Cobber Stories & Media

Puppy season

26 June 2018

Rosalea Ryan

There might just have been something in the water during the 2017 Cobber Challenge, as not one but two competitors became parents not too long after the event drew to a close.

Winning entrant Flow, a six-year-old Kelpie from Fingal, Tasmania, became a mother for the last time in a distinguished breeding career in mid-January. Her litter of six handsome black-and-tan pups was delivered safely to Flow under the proud gaze of human dad-slash-‘midhusband’, Brad McDonald.

As Flow’s best friend (and the official dispenser of the year’s supply of Cobber dog food presented by sponsor Ridley as reward for the championship-winning effort), Brad revealed the happy news in typical 21st-century celebrity style: via a Facebook post.

“We would like to announce that Flow the Cobber dog has had her final litter of pups,” he wrote.

While nothing is quite as good as mother’s milk (especially milk produced from a mother who’s well fed on Cobber), the cheeky pups soon developed a liking for that most Australian of breakfast foods: Weetbix.

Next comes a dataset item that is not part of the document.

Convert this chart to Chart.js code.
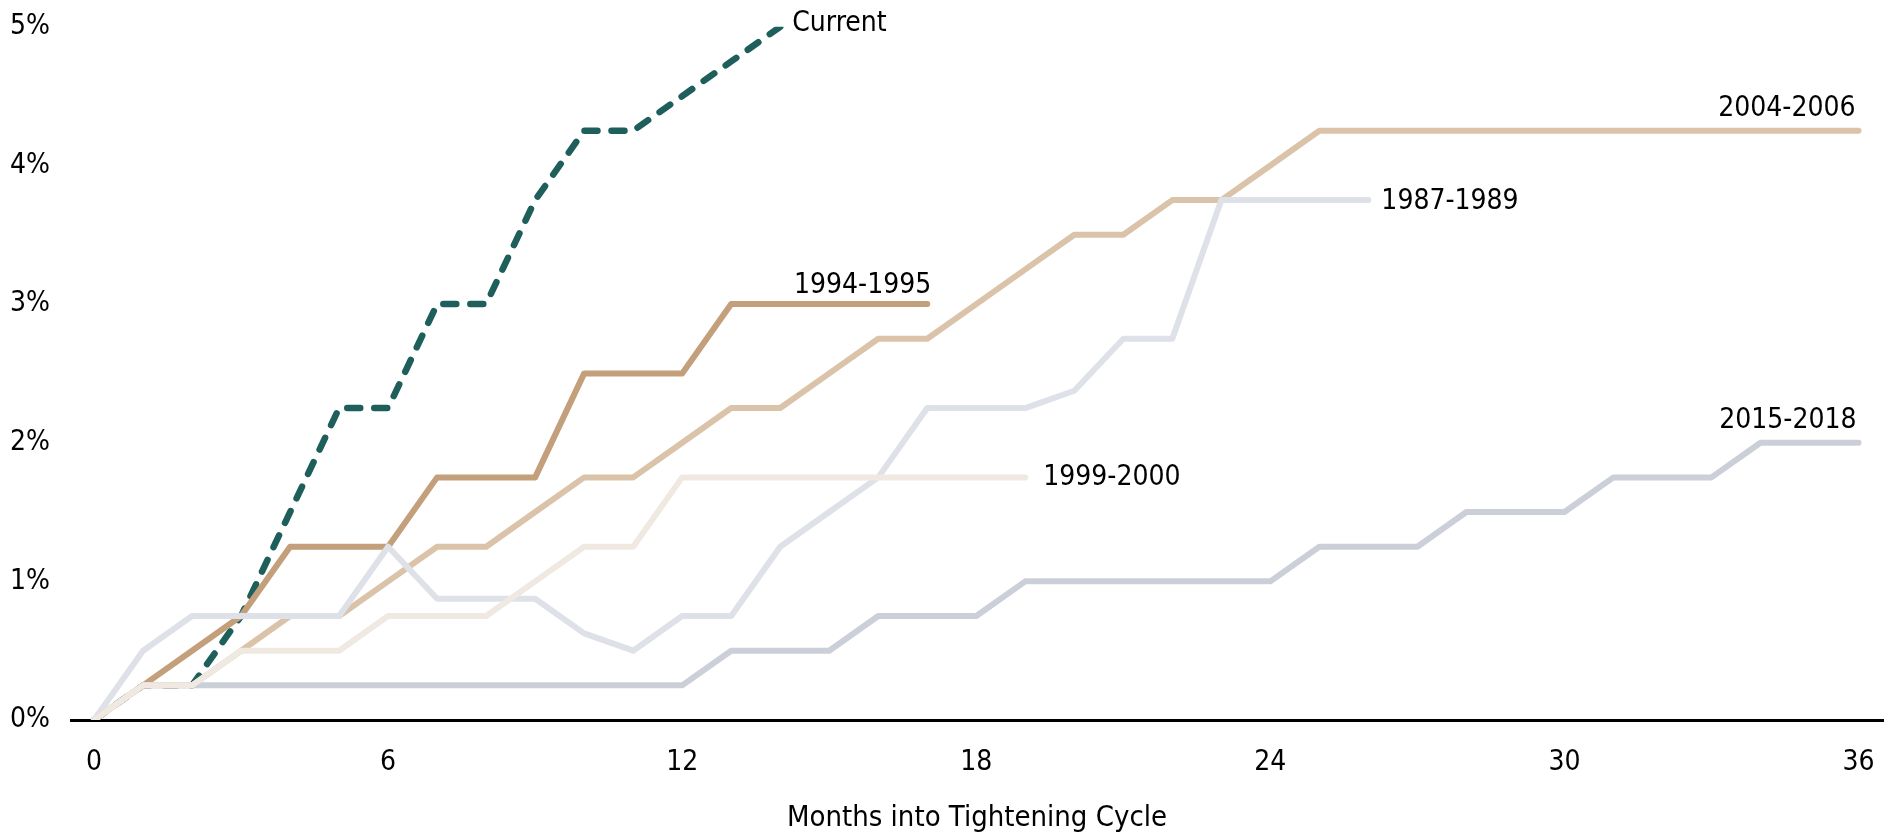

Orders for the pint-sized Kelpies were quickly taken and all are now settling into the early stages of extremely promising working lives. In honour of Flow’s performance in the Challenge, Brad even named one of the youngsters ‘Cobber’.

Flow was certainly match-fit when the Cobber Challenge started, having just completed six weeks working sheep with Brad during shearing. Although Brad said at the event’s conclusion that Flow would be taking a well-earned rest for a while, clearly she had other plans, and right after New Year he confirmed the impending birth.

Flow cost only $300 when bought as a completely inexperienced one-year-old, having never seen a sheep, but is now well and truly ensconced as the leading lady of Brad’s Benlomond Kelpie Stud.

During the 2017 Challenge she travelled 716km in three weeks as part of her regular stock routine on the Fingal Valley property, averaging 37.7km a day and at one point covering 54.1km, 57.8km and 50.8km on three consecutive days.

When not working sheep or cattle, now that caring for the next generation of Kelpies is a thing of the past, Flow has plenty of time for curling up comfortably in a hole she’s dug under Brad’s chair while he sits on a riverbank fishing.

Fellow 2017 Cobber Challenge dog Riley, from northern New South Wales, welcomed seven offspring of his own in September.